— Start of Excerpted records —

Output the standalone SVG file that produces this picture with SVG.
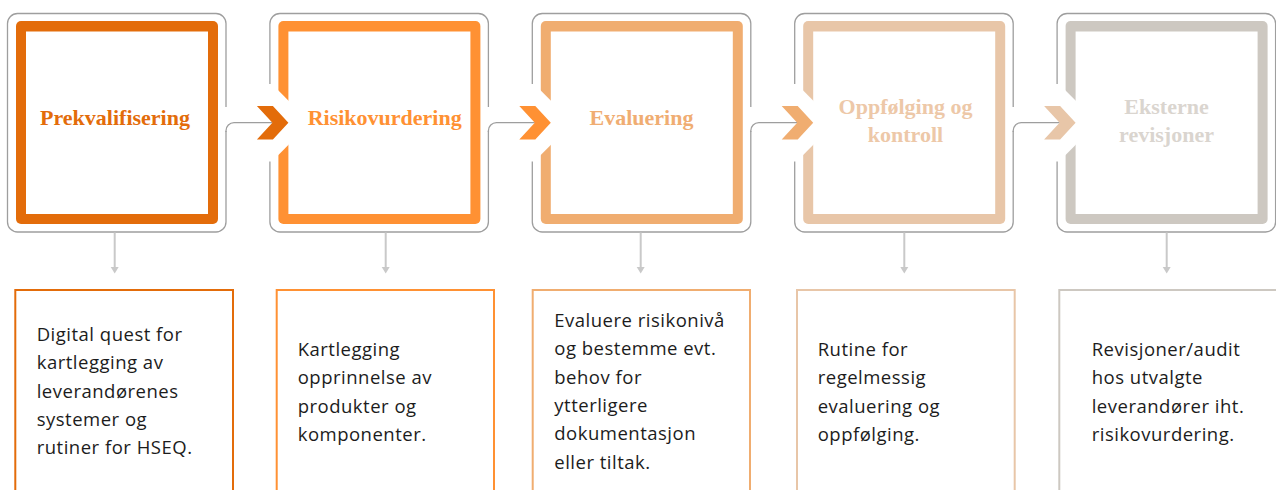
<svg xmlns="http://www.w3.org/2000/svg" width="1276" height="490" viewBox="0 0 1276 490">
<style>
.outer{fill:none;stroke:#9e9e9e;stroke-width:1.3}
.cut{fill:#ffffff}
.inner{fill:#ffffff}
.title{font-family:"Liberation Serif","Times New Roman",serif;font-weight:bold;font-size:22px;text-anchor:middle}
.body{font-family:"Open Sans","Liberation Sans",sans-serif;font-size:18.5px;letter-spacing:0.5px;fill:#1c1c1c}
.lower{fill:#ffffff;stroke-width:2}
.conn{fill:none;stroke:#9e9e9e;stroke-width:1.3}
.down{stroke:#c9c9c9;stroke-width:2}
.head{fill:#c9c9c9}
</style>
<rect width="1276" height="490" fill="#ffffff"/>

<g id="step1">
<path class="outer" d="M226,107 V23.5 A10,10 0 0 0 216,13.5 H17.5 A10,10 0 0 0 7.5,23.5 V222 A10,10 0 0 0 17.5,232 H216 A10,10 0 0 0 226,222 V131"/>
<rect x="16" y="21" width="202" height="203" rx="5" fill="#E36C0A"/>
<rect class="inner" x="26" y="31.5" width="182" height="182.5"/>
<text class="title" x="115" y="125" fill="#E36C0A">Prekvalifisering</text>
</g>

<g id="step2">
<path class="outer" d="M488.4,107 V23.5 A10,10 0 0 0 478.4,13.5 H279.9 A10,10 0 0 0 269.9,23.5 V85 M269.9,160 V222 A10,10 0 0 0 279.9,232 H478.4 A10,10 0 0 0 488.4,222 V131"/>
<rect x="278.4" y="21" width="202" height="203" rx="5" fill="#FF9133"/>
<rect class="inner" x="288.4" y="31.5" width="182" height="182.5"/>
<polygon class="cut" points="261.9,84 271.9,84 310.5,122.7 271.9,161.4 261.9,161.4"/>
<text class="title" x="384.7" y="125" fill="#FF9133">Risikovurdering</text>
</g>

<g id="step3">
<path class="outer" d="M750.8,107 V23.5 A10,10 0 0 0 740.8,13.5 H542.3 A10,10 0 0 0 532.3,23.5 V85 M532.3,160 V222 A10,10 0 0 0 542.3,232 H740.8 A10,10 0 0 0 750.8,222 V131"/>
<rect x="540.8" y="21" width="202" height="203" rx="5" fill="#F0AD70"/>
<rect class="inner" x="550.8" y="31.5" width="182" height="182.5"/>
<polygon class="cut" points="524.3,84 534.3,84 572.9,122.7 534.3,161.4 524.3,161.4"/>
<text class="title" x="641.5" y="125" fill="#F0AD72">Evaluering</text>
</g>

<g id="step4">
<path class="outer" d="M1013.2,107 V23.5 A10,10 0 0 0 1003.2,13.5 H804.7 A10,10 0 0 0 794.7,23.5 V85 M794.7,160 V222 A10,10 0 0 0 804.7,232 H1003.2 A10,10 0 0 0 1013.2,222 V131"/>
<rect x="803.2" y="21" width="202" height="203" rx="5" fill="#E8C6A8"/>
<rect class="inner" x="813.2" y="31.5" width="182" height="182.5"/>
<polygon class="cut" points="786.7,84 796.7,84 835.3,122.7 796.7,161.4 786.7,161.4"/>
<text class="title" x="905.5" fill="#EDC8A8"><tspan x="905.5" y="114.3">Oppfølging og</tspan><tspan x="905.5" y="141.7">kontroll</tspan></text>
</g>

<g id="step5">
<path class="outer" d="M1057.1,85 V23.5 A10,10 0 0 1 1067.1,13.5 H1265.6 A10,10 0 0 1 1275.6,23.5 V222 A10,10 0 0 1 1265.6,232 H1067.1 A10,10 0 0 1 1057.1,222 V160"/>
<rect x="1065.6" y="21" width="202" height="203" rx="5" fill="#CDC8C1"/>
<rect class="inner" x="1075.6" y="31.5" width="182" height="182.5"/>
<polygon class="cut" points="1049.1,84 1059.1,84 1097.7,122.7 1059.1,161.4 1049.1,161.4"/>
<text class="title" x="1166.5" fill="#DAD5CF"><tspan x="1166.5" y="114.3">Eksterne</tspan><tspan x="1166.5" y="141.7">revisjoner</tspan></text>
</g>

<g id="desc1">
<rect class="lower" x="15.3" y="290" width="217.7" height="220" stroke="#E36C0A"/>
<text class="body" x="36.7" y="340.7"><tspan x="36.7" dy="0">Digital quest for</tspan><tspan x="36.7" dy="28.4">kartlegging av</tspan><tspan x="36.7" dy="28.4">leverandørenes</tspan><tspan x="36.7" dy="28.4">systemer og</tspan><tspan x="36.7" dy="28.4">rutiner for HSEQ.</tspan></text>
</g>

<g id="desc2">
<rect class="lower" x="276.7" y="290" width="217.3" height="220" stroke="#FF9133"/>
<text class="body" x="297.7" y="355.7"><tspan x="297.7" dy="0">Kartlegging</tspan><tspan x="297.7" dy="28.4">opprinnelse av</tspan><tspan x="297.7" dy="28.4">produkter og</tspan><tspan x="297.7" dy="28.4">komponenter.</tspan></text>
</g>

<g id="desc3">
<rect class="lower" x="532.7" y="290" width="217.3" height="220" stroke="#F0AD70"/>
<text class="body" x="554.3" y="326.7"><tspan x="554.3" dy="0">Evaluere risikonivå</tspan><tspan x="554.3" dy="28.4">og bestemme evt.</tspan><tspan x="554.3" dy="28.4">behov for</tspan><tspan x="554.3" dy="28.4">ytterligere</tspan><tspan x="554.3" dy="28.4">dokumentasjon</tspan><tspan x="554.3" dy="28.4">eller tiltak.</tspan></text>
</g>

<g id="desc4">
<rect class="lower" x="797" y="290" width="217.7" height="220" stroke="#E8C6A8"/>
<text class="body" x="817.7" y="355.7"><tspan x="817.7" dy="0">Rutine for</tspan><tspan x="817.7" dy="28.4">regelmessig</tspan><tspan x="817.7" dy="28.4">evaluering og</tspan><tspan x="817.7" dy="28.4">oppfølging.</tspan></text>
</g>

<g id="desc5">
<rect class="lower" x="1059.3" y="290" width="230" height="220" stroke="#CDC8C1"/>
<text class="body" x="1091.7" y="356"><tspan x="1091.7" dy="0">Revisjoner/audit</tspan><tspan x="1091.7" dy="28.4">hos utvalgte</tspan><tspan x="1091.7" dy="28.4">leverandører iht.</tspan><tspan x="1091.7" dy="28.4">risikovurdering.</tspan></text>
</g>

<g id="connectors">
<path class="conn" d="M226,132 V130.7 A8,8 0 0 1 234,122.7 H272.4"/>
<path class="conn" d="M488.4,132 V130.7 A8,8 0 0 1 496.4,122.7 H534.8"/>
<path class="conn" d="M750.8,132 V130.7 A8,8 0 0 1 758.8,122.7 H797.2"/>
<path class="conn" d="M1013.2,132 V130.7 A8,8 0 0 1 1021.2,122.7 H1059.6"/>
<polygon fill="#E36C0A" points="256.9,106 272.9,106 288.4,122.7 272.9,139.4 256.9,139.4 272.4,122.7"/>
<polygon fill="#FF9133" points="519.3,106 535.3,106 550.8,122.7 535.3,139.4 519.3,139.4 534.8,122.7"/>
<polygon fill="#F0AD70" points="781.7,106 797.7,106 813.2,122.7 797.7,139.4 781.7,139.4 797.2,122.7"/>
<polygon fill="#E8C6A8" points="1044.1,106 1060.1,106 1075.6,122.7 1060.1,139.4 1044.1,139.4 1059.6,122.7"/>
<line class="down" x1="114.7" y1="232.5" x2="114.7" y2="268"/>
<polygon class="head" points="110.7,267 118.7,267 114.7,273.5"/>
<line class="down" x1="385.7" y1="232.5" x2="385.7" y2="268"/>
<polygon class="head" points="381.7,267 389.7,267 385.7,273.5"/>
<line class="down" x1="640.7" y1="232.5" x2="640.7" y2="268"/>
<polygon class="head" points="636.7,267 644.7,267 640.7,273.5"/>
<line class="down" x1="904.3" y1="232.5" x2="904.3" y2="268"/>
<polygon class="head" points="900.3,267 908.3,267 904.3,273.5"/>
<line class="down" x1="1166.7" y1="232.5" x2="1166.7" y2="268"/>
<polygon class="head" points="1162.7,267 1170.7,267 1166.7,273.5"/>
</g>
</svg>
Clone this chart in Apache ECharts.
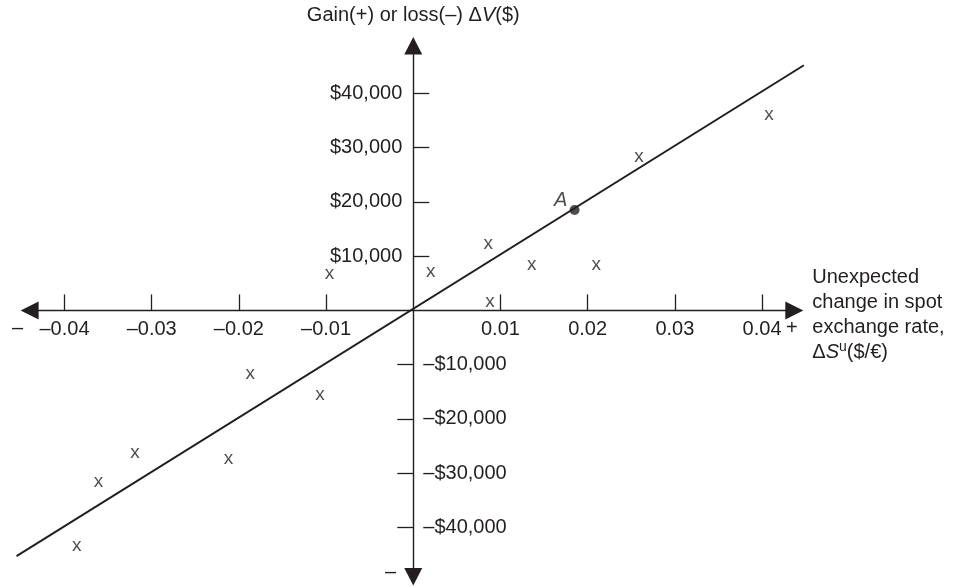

— End of Excerpted records —

### Written problem
Check the data for the word "this" and pull out the lines that have it.

### Answer to the problem
Output the standalone SVG file that produces this picture with SVG.
Clone this chart in Apache ECharts.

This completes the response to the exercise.